Moskowitz concluded the book with six recommendations for cities:

  1. “Expand, protect and make accessible public lands.”  The cities that best manage problems from gentrification are often those that retain public ownership of large areas of land, including land for affordable housing.
  2. “Give people an actual say in what happens in their city.”  That means empower and respect them – an approach that seems to be on the decline in Portland.  It also means, don’t stack their stakeholder panels with overwhelming numbers of real estate professionals and architects.
  3. “Heavily regulate housing. “ Treat it not as a freely traded commodity, but what it is — a common asset that everyone needs.  Those who speculate in this commodity should be expected to compensate those who are harmed by their actions — like people who are evicted from their homes to make way for more profitable development.
  4. “Implement a new New Deal.” This may be more politically difficult in our era — but the ultimate economic advantages of doing so are becoming more evident.  So is the ultimate penalty for growing inequality.
  5. “End protectionism, and add infrastructure.”  Broadly speaking, create more housing in more places. This doesn’t mean that we should jam it in wherever we can — in tall buildings downtown, for example, which create their own unintended effects, as we have written before.  As the UN’s Undersecretary-General has pointed out, there is more to affordability than a simple-minded “supply and demand.”  On the other hand, this does suggest that we should create more “complete communities” in more parts of the region —  including the suburbs, where most of the region lives, and where increasing numbers of people have been forced to relocate.
  6. “Raise taxes, raise wages, spend on the poor.”  We spoke previously about the potential of a “land value tax” to damp down commodity speculation in real estate – and the “Vienna model” that our friend Patrick Condon described for Vancouver, B.C.  Essentially, a land value tax soaks up the excess capital that would otherwise fuel land speculation, and the familiar spiral of higher prices.  In addition to serving as a damper on land speculation, the money raised from this tax is then used to fund affordable housing on public land.

This last point is part of a broader transition that needs to happen with so-called “Georgist” economic policies.  Essentially, we should treat resources as part of our commons that must be be conserved, shared and protected.  We should require that significant taxes be paid on consumption, while at the same time, taxes are reduced on creative development that uses fewer resources.

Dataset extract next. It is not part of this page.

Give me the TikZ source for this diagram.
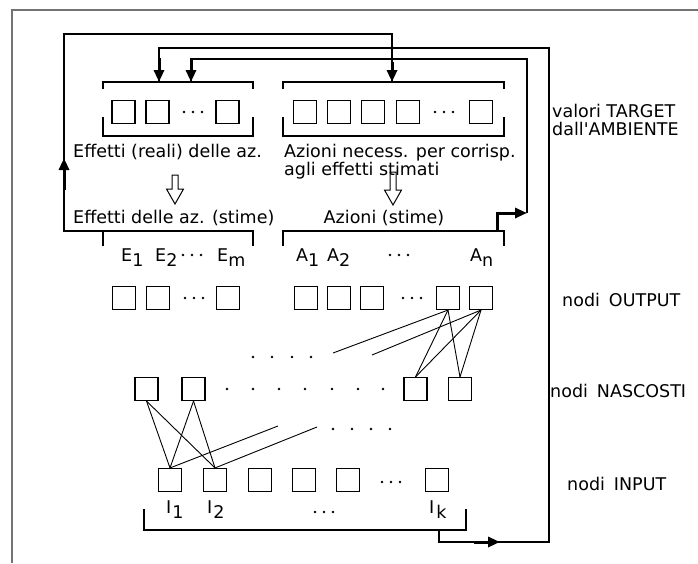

This is an essential path to a “repletion economy” – one that conserves resources, and rewards more creative growth that consumes fewer resources– or better yet, that actually regenerates (“repletes”) resources, in the same way that, say, good farmland practice can produce good crop growth while also regenerating the soil.

But right now, we’re doing the exact opposite.  We’re operating a “depletion economy” – one that is fundamentally unsustainable.  We’re rewarding  those who are stripping our resources out from under us, drilling and burning and uglifying the landscape, with results that are increasingly toxic to people and other living things.   It’s happening in the wilderness, in the countryside, in the suburbs — and yes, in the city cores.

It’s tempting to apply the formulas of speculative real estate to the core of our own city.  It’s tempting to be lured by the short-term profits of “voodoo urbanism” as we have called it.  But as Moskowitz points out,  “gentrification is a system,” he says, “that puts the needs of capital (both in terms of city budget and in terms of real estate profits) above the needs of people.”  This is how to kill a city.